Sunday, 11 October 2009
Nietzsche and Hegel and She-Ra in the Closet
I was wading through a wardrobe in what was The Boo’s bedroom and discovered her Crystal Castle lurking at the bottom. It was a Christmas present given nearly twenty years ago. Of course the uninitiated or too young may not know that The Crystal Castle was home to She-Ra, ‘Princess of Power’. She was never called just plain old She-Ra just as He-man never got away without the tag line of ‘The most Powerful Man in the Universe’ follow him. She-Ra was a revolutionary, the freedom fighter against the domination by all evil forces who would subjugate the ordinary people. She was Obama, our forces in Iraq and Afghanistan, our fight against all evils that threaten a democratic way of life rolled into one. Swap Hordak or Skeletor, the baddies in these two cartoons for Ben Laden, the Taliban or generally anything anti-American ( it was made in America) and there you have the right and the wrong of it all, the morality tale that all children want to identify with. She-Ra of course did good by stealth never revealing her true identity but once she lifted that old sword there she was in all her glory, tight figure hugging costume, knee high gold boots and a good legth of thigh showing as she goes out to battle against the evil hoard. As He-Man was the mild mannered Adam (think bumbling Clark Kent to Superman) so the fluffy headed Princess Adora became She-Ra. All this came back to me as I was moving The Crystal Castle, even back then the power of marketing was a thing to behold, I think the Boo had the lunch box too, plus all the action figures. Should I have been encouraging her to play with more politically correct toys but no one was marketing the Marie Curie doll complete with toy laboratory and I certainly wouldn’t have bought her a Thatcher Doll complete with handbag to make her feel girls could be leaders of men. It was all roughly around the ‘girl power’ era when the marketing men realised that girls might not just want baby dolls and Barbies but action figures or pop stars that looked like they might kick a few butts and were generally proactive rather than passive. I think the toy industry was a tad slow on picking up on the feminist revolution but then Mattel etc still wanted to cling to the Stepford Wife concept I expect. They did not have many women on their board of directors until recently and they still have one woman executive in charge of 'girls toys' as if girls and their parents need a special range for them alone.

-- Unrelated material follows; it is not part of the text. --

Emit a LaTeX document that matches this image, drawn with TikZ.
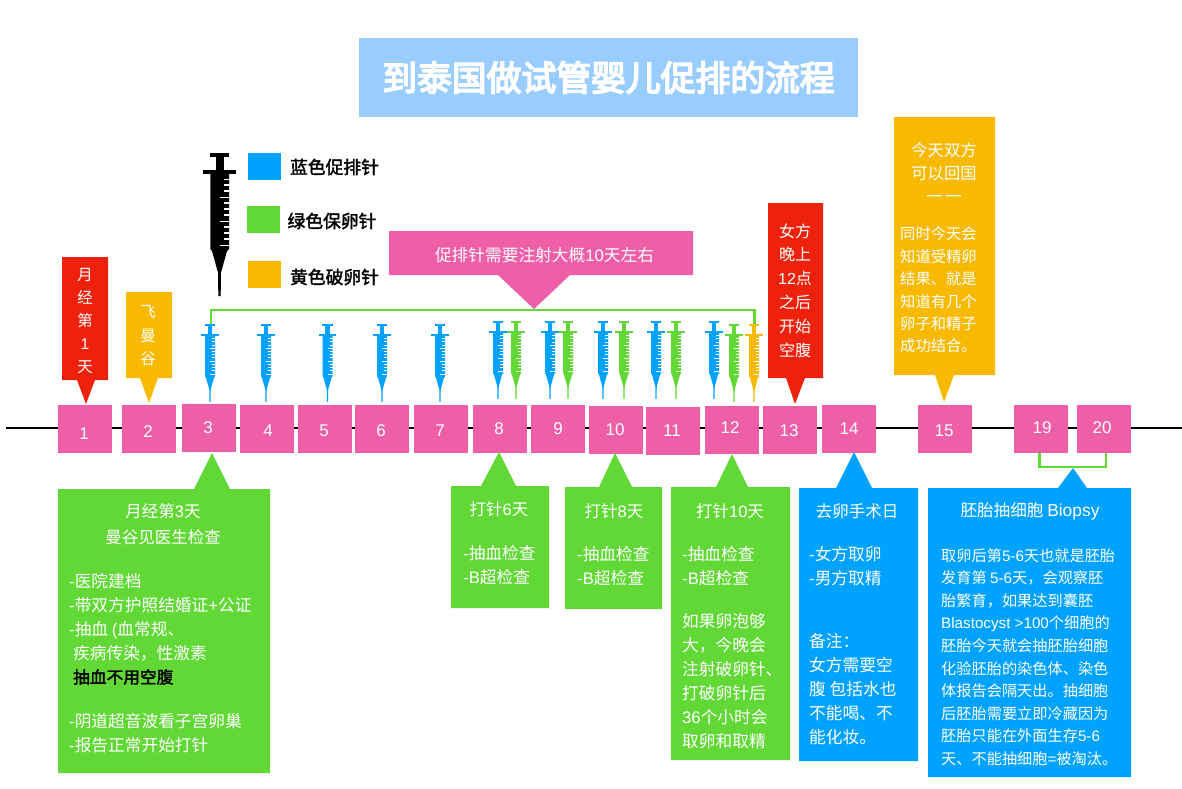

The finding of the Castle comes at a time when I am in the middle of reading Stephen Dobyn’s Book, 'The Wrestler’s Cruel Study' which I am enthralled with and the She-ra thing and this book collided in my brain. It is a surreal, even bizarre book which is set in a New York full of varying and arcane heretical Christian religious groups who meet to dispute at the top of the Chrysler Building about what is true and the nature of good and evil. The plot (if you can call it that) is driven by the classic hero’s dilemna. A wrestler called Michael Marmaduke who’s wrestling name is Marduk the Magnificent trying to find and rescue his kidnapped girlfriend Rose White. His world weary and philosophic manager, Primus Muldoon, whilst trying to help him and advise also spends time lingering on the nature of ‘the gimmick’ in wrestling and ‘the mask’ and how these relate to how people function in ‘real’ life. He has a love of Nietzsche and relates much of what happens in professional wrestling to our desire to cling to or to look for stereo types and pared down simplicities and our search for power of all kinds but Muldoon has a Hegelian nemesis. I won’t spoil it for you by saying too much but I never though Gnostic heresies, philosophy and wrestling could be brought together in a strange yet satisfying mix. It may not be everyone’s cup of tea but Dobyn’s is a well known poet as well as a novelist and his language and voice is right up my street.
Of course American wrestling seems a tad more violent than the world of Sport 19 70’s version I recall.
I was at The Essex poetry festival yesterday mainly to see an old friend,Joanna Ezekial, from an Arvon Course way back, read. It was wonderful to catch up and talk about where poetry and writing has lead us over the years. I never cease to be amazed by what people are prepared to sacrifice and give up in order to make writing an important part of their lives. Poets especially usually gain no financial reward at all from their writing but have to rely on all the workshops, residencies, teaching etc that brings in a crust. Yet people still give up well paid jobs and potential careers in order to do it. It gladdens my heart that people are still willing to do this and it makes me feel sad that there is so little money in the Arts pot now that such people are going to be fighting hard for what minute amount there is. Of course you can write magnificently even if you have a full time job as a sheep-dipper, cashier, lawyer or water board official but it is a struggle and I sometimes wonder how many great poets or poems may have been lost to the world because they could not juggle earning a living with writing. A brilliant poet will triumph over financial necessity and adversity you could say but then maybe not and society may or may not be the poorer for it. I note that Eliot has been judged the nations favourite poet, I wonder how he would have coped in maintaining his personal writing life in the current financial wasteland when he would have had to pour endless time into keeping a publishing house afloat plus all the networking and endless meetings with the Arts Councils maybe to get grants?